Two decapitated men were found on a scenic road packed with nightclubs in Acapulco while another man was found shot to death on the edge of the city. Gunmen also killed five police officers on patrol in Tuncingo, a rural area outside Acapulco.
In the same area, police found the bullet-ridden bodies of five other men, including two who had been beheaded.
Again, this outrage was nothing new; just a remarkable waypoint. As the relentless carnage continued, the media and their consumers quickly accustomed themselves to the new reality. In June, the guardian.co.uk reported that Mexican murderers had deposited 14 headless corpses outside a shopping center in Acapulco. As they used to say at CNN, BTDT. Been There Done That.
The next major milestone (for us) will arrive when American tourists are gunned down by “accident.” At that point, an internecine drug war that’s claimed ten of thousands of lives, an insurgency that’s sent already tenuous Mexican democracy spiraling into oblivion, will catapult to the top of the American news pile.
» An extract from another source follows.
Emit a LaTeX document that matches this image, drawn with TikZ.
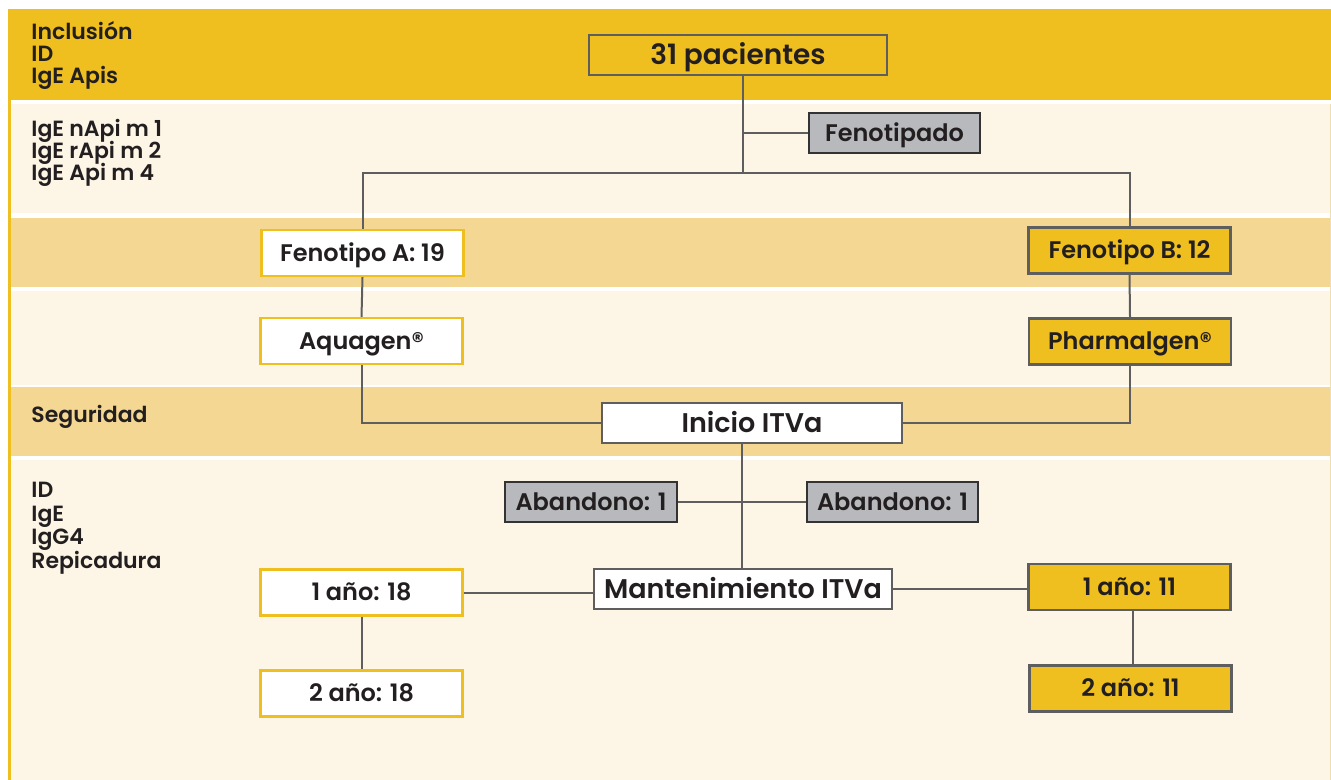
\documentclass[tikz,border=0pt]{standalone}
\usepackage{fontspec}
\setmainfont{Poppins}[UprightFont=* SemiBold, BoldFont=* Bold]
\definecolor{dkyel}{HTML}{EFBF1F}
\definecolor{ltyel}{HTML}{F4D792}
\definecolor{cream}{HTML}{FDF6E7}
\definecolor{gbox}{HTML}{B8B9BC}
\definecolor{lgray}{HTML}{5E5E5E}
\definecolor{txt}{HTML}{231F20}
\definecolor{rimline}{HTML}{F0DDB0}
\newcommand\sidefontA{\fontsize{11}{11}\selectfont\lineskiplimit -100pt\relax}
\newcommand\sidefontB{\fontsize{11}{11.75}\selectfont\lineskiplimit -100pt\relax}
\tikzset{
  box/.style={draw, line width=1.2pt, inner sep=0pt, text=txt, text height=8.4pt, text depth=0pt, font=\fontsize{12}{14}\selectfont},
  whitebox/.style={box, draw=dkyel, fill=white, minimum width=101pt, minimum height=23pt},
  yelbox/.style={box, draw=lgray, fill=dkyel, minimum width=101pt, minimum height=23pt},
  greybox/.style={box, draw=black!80, fill=gbox, minimum height=20pt},
  midbox/.style={box, draw=lgray, fill=white, minimum height=20pt, text height=9.4pt, font=\fontsize{13.5}{16}\selectfont},
  conn/.style={draw=lgray, line width=1pt},
  sidelabel/.style={anchor=west, inner sep=0pt, align=left, text=txt, font=\sidefontA}
}
\begin{document}
\begin{tikzpicture}[x=0.5pt, y=-0.5pt]
\useasboundingbox (0,0) rectangle (1331,780);
\fill[white] (0,0) rectangle (1331,780);
% bands
\fill[dkyel] (8,9) rectangle (1331,100);
\fill[cream] (11,104) rectangle (1331,213);
\fill[ltyel] (11,218) rectangle (1331,287);
\fill[cream] (11,291) rectangle (1331,385);
\fill[ltyel] (11,387) rectangle (1331,456);
\fill[cream] (11,460) rectangle (1331,780);
\fill[dkyel] (8,9) rectangle (11,780);
\draw[rimline, line width=0.5pt] (1330,104) -- (1330,780);

% side labels
\node[sidelabel] (l1) at (31,55.5) {Inclusión\\ID\\IgE Apis};
\node[sidelabel] (l2) at (31,152.5) {IgE nApi m 1\\IgE rApi m 2\\IgE Api m 4};
\node[sidelabel] (l3) at (31,417) {Seguridad};
\node[sidelabel, font=\sidefontB] (l4) at (31,528) {ID\\IgE\\IgG4\\Repicadura};

% nodes
\node[box, draw=lgray, fill=dkyel, minimum width=149pt, minimum height=20pt, text height=9.8pt, font=\fontsize{14}{16}\selectfont] (pac) at (738,55) {31 pacientes};
\node[greybox, minimum width=85.5pt] (fenotipado) at (894.5,133) {Fenotipado};
\node[whitebox] (fenA) at (362.5,253) {Fenotipo A: 19};
\node[yelbox] (fenB) at (1129.5,250.5) {Fenotipo B: 12};
\node[whitebox] (aqua) at (361.5,341) {Aquagen®};
\node[yelbox] (pharma) at (1130,341.5) {Pharmalgen®};
\node[midbox, minimum width=150pt] (inicio) at (752,423) {Inicio ITVa};
\node[greybox, minimum width=86pt] (abL) at (591,502) {Abandono: 1};
\node[greybox, minimum width=85.5pt] (abR) at (892.5,502) {Abandono: 1};
\node[midbox, minimum width=149pt] (mant) at (743,589) {Mantenimiento ITVa};
\node[whitebox] (a18) at (361.5,592.5) {1 año: 18};
\node[whitebox] (b18) at (361.5,693.5) {2 año: 18};
\node[yelbox] (a11) at (1129.5,587) {1 año: 11};
\node[yelbox] (b11) at (1130.5,688.5) {2 año: 11};

% junctions
\coordinate (j1) at (743,173);
\coordinate (j2) at (742,501);
\coordinate (j3) at (1133,600);

% connectors
\draw[conn] (pac.south -| j1) -- (j1);
\draw[conn] (fenA.north) |- (j1) -| (fenB.north);
\draw[conn] (fenotipado.west) -- (fenotipado.west -| j1);
\draw[conn] (fenA.south) -- (aqua.north);
\draw[conn] (fenB.south) -- (pharma.north);
\draw[conn] (aqua.south) |- (inicio.west);
\draw[conn] (pharma.south) |- (inicio.east);
\draw[conn] (inicio.south -| j2) -- (mant.north -| j2);
\draw[conn] (abL.east) -- (abR.west);
\draw[conn] (a18.east) -- (a18.east -| mant.west);
\draw[conn] (mant.east) -- (mant.east -| a11.west);
\draw[conn] (a18.south) -- (b18.north);
\draw[conn] (a11.south -| j3) -- (b11.north -| j3);
\end{tikzpicture}
\end{document}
Finally, the cry will go up: something must be done! The Mexican tourist industry will dry-up like a flash flood in a desert. With a bit of luck, President Obama will read the bit in his job description about protecting our borders and respond with the necessary—and long-overdue—increase in boots on the border. Maybe.
Meanwhile, narco-killers took out U.S. Immigration and Customs Enforcement (ICE) Special Agent Jaime Jorge Zapata. Zapata was inside Mexico at the time, in an armored Suburban, performing as-yet unknown duties for Uncle Sam. The assassination hasn’t roused public indignation. Zapata was a cop, not some sunscreen-slathered American tourist. But cops are paying attention to the escalation. They know what it means.
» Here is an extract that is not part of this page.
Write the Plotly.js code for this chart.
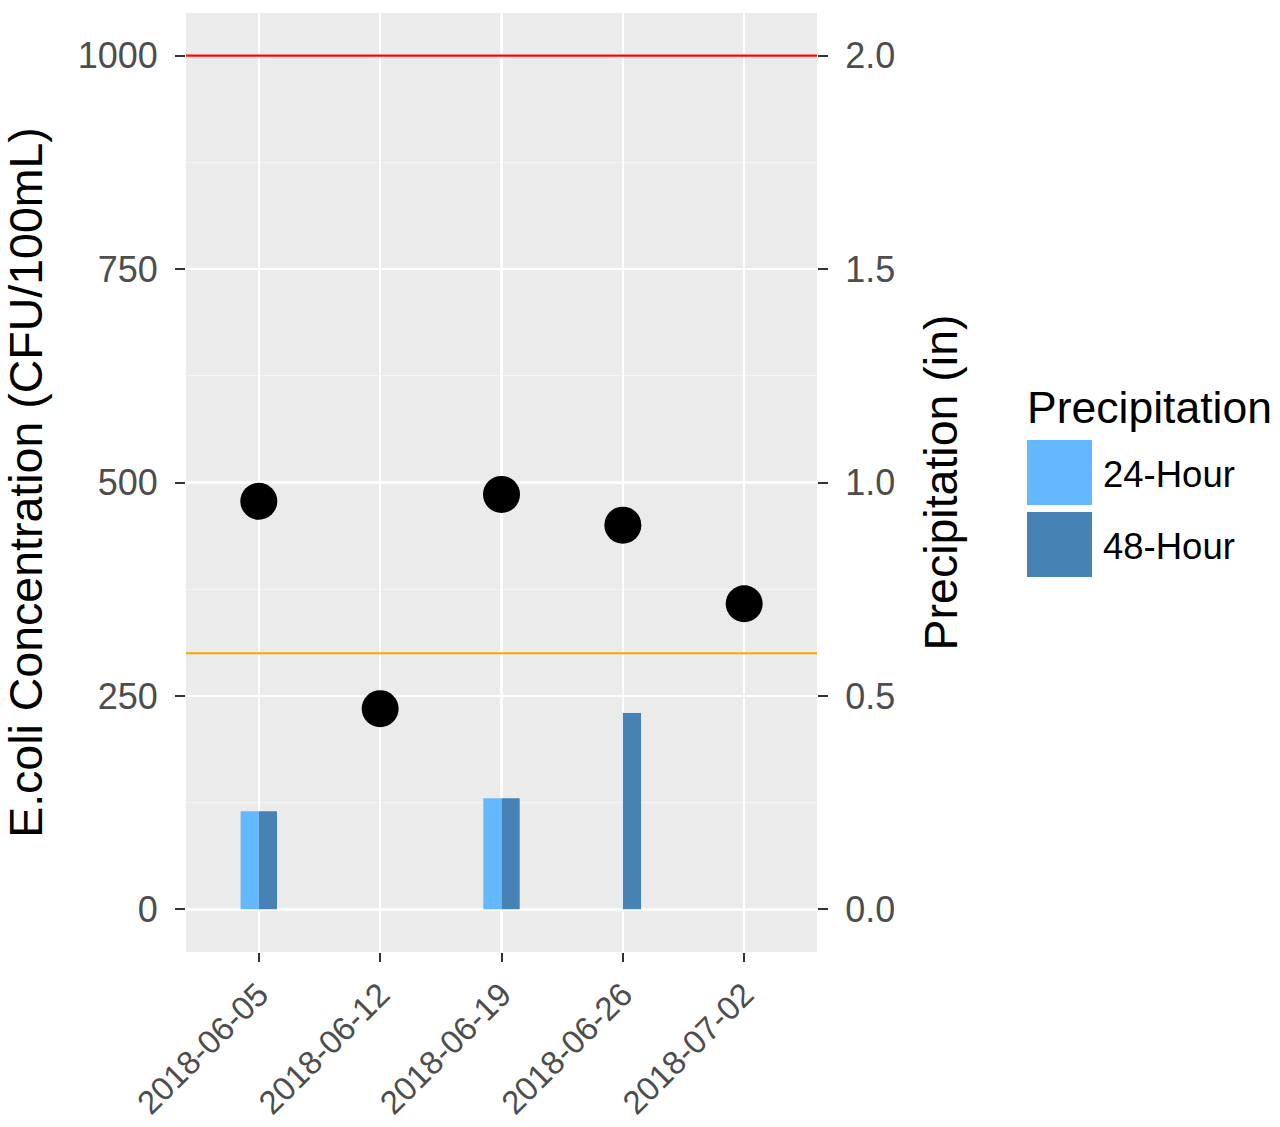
<!DOCTYPE html>
<html>
<head>
<meta charset="utf-8">
<script src="https://cdn.plot.ly/plotly-3.0.1.min.js"></script>
<style>
  html, body { margin: 0; padding: 0; background: #ffffff; }
  #chart { width: 1280px; height: 1127px; }
</style>
</head>
<body>
<div id="chart"></div>
<script>
// ---- data ----
const dates = ['2018-06-05', '2018-06-12', '2018-06-19', '2018-06-26', '2018-07-02'];
const ecoli = [478, 235, 486, 450, 358];          // CFU/100mL
const precip24 = [0.23, 0, 0.26, 0, 0];           // inches
const precip48 = [0.23, 0, 0.26, 0.46, 0];        // inches
const seriesNames = ['24-Hour', '48-Hour'];
const seriesColors = ['#63B8FF', '#4682B4'];
const thresholds = [1000, 300];
const thresholdColors = ['#FF0000', '#FFA500'];
const yTicks = [0, 250, 500, 750, 1000];
const y2Ticks = [0, 0.5, 1.0, 1.5, 2.0];
const y2TickText = ['0.0', '0.5', '1.0', '1.5', '2.0'];

const FONT = 'Liberation Sans, Arial, Helvetica, sans-serif';
const TICKCOL = '#4D4D4D';

const traces = [
  {
    type: 'scatter', mode: 'markers', x: dates, y: ecoli,
    marker: { color: '#000000', size: 37 },
    xaxis: 'x', yaxis: 'y', showlegend: false, hoverinfo: 'x+y'
  },
  {
    type: 'bar', x: dates, y: precip24, name: seriesNames[0],
    marker: { color: seriesColors[0], line: { width: 0 } },
    width: 0.15, offset: -0.15,
    xaxis: 'x', yaxis: 'y2', showlegend: false
  },
  {
    type: 'bar', x: dates, y: precip48, name: seriesNames[1],
    marker: { color: seriesColors[1], line: { width: 0 } },
    width: 0.15, offset: 0,
    xaxis: 'x', yaxis: 'y2', showlegend: false
  }
];

const shapes = thresholds.map((v, i) => ({
  type: 'line', xref: 'paper', yref: 'y', x0: 0, x1: 1, y0: v, y1: v,
  line: { color: thresholdColors[i], width: 2.2 }, layer: 'above'
}));

// manual legend (ggplot-style large keys)
const pw = 631, ph = 939, pl = 186, pb = 952;
const px = v => (v - pl) / pw;
const py = v => (pb - v) / ph;
const keyTops = [440, 512];
seriesNames.forEach((n, i) => {
  shapes.push({
    type: 'rect', xref: 'paper', yref: 'paper',
    x0: px(1027), x1: px(1092), y0: py(keyTops[i] + 65), y1: py(keyTops[i]),
    fillcolor: seriesColors[i], line: { width: 0 }
  });
});

const annotations = [
  { xref: 'paper', yref: 'paper', x: px(1025), y: py(407), xanchor: 'left', yanchor: 'middle',
    text: 'Precipitation', showarrow: false, font: { family: FONT, size: 44.5, color: '#000000' } }
];
seriesNames.forEach((n, i) => {
  annotations.push({
    xref: 'paper', yref: 'paper', x: px(1101), y: py(keyTops[i] + 34),
    xanchor: 'left', yanchor: 'middle', text: n, showarrow: false,
    font: { family: FONT, size: 36.5, color: '#000000' }
  });
});

const layout = {
  width: 1280, height: 1127,
  margin: { l: 186, r: 463, t: 13, b: 175, pad: 0 },
  paper_bgcolor: '#FFFFFF', plot_bgcolor: '#EBEBEB',
  font: { family: FONT, color: TICKCOL },
  barmode: 'overlay',
  showlegend: false,
  xaxis: {
    type: 'category', categoryorder: 'array', categoryarray: dates,
    range: [-0.6, 4.6], showgrid: true, gridcolor: '#FFFFFF', gridwidth: 2.4,
    zeroline: false, showline: false,
    ticks: 'outside', ticklen: 9, tickwidth: 2, tickcolor: '#333333',
    tickangle: -45, tickfont: { family: FONT, size: 33, color: TICKCOL },
    ticklabelstandoff: 0, fixedrange: true
  },
  yaxis: {
    range: [-50, 1050], tickvals: yTicks, ticktext: yTicks.map(String),
    showgrid: true, gridcolor: '#FFFFFF', gridwidth: 2.4,
    minor: { dtick: 125, tick0: 0, showgrid: true, gridcolor: '#F5F5F5', gridwidth: 1.3, ticks: '' },
    zeroline: false, showline: false,
    ticks: 'outside', ticklen: 10, tickwidth: 2, tickcolor: '#333333',
    tickfont: { family: FONT, size: 36, color: TICKCOL },
    ticklabelstandoff: 10,
    title: { text: 'E.coli Concentration (CFU/100mL)', font: { family: FONT, size: 46.5, color: '#000000' }, standoff: 22 },
    fixedrange: true
  },
  yaxis2: {
    overlaying: 'y', side: 'right',
    range: [-0.1, 2.1], tickvals: y2Ticks, ticktext: y2TickText,
    showgrid: false, zeroline: false, showline: false,
    ticks: 'outside', ticklen: 10, tickwidth: 2, tickcolor: '#333333',
    tickfont: { family: FONT, size: 36, color: TICKCOL },
    ticklabelstandoff: 10,
    title: { text: 'Precipitation (in)', font: { family: FONT, size: 46.5, color: '#000000' }, standoff: 30 },
    fixedrange: true
  },
  shapes: shapes,
  annotations: annotations
};

Plotly.newPlot('chart', traces, layout, { displayModeBar: false, staticPlot: true });
</script>
</body>
</html>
Clock this reality check from Phil Jordan at brownsvilleherald.com. Jordan’s the retired head of the Drug Enforcement Agencie’s (DEA) El Paso Intelligence Center. The guy who used to run the U.S. Drug Enforcement Administration office in Dallas. A border cop more than 30 years in law enforcement.
If Phil Jordan were to travel to Mexico, he would do it under one condition: “If I could take a couple of U.S. Marines and Navy SEALs with me.”
He also likely would be armed.
“Whether we want to admit it or not, there is a war going on in Mexico. It’s a no man’s land,” Jordan said.
Why wouldn’t he be armed, you ask? Not only do the Mexicans keep their civilian population unarmed (they’re working on the card-carrying drug cartel members of that demographic group), but the federales also bar U.S. law enforcement officials from carrying south of the border. So, ostensibly, Agent Zapata was unarmed when he met his maker at the hands of Mexican marauders.
ICE has not released any statement about whether Zapata and Avila were able to defend themselves. ICE did volunteer that the Mexican government does not authorize U.S. law enforcement personnel to carry weapons.
“Now, if you think for one moment in time that if I was in charge that they would not have a way to defend themselves, they would not be going,” Jordan said.
When he was with the DEA, Jordan said that he would tell agents what the rules and regulations were in Mexico – “but I wouldn’t tell them what not to carry.”
Jordan carried a gun in Mexico. “I’m not going to lie about that,” he said.
But he noted that now, he doesn’t know that a .38 special would be much better than a peashooter, “if you even get to fire it.”
He said a .38 special doesn’t compare with the weapons the drug cartels are carrying, which include grenades, AK-47s and bazookas.
“They are better equipped than most police departments on both sides of the border,” Jordan said of the cartels. “They don’t have to worry about budgets.”
Nor do the cartels have to worry about politics. America’s response to the metastasizing Mexican drug war, on the other hand, has been nothing but politics. Department of Homeland Security Chief Janet Napolitano and her minions have been busy making reassuring sounds about the safety of our southern border. politico.com reports that the feel-good campaign includes some Congressional Bob Barker action:
To help foster a constructive dialogue, I’d like to invite a bicameral, bipartisan congressional delegation to join me at the border this spring to jointly assess the progress that has been made, discuss ongoing operations with our agents in the field and visit some vibrant border towns.
Hey, I wonder if they’ll leave the security guys at home and tour our vibrantly besieged border towns unarmed? Not to put too fine a point on it (or mix metaphors too violently), the feds are pussyfooting around while Rome burns.
The Obama Administration and their toadying, amoral acolytes at the ATF have been talking-up the mythical “Iron River” of guns headed south—when the cartels’ armament re-supply issues are the least of our problems.
Note to our elected officials and the ATF: Mexican drug gangs got guns. And enough cash to buy whatever weapons they want to buy, up to and including anti-tank missiles. From places that ask a lot less questions than Bob’s Gun Store. The cartels are not afraid to use these weapons on anyone who messes with their business, in Mexico or America.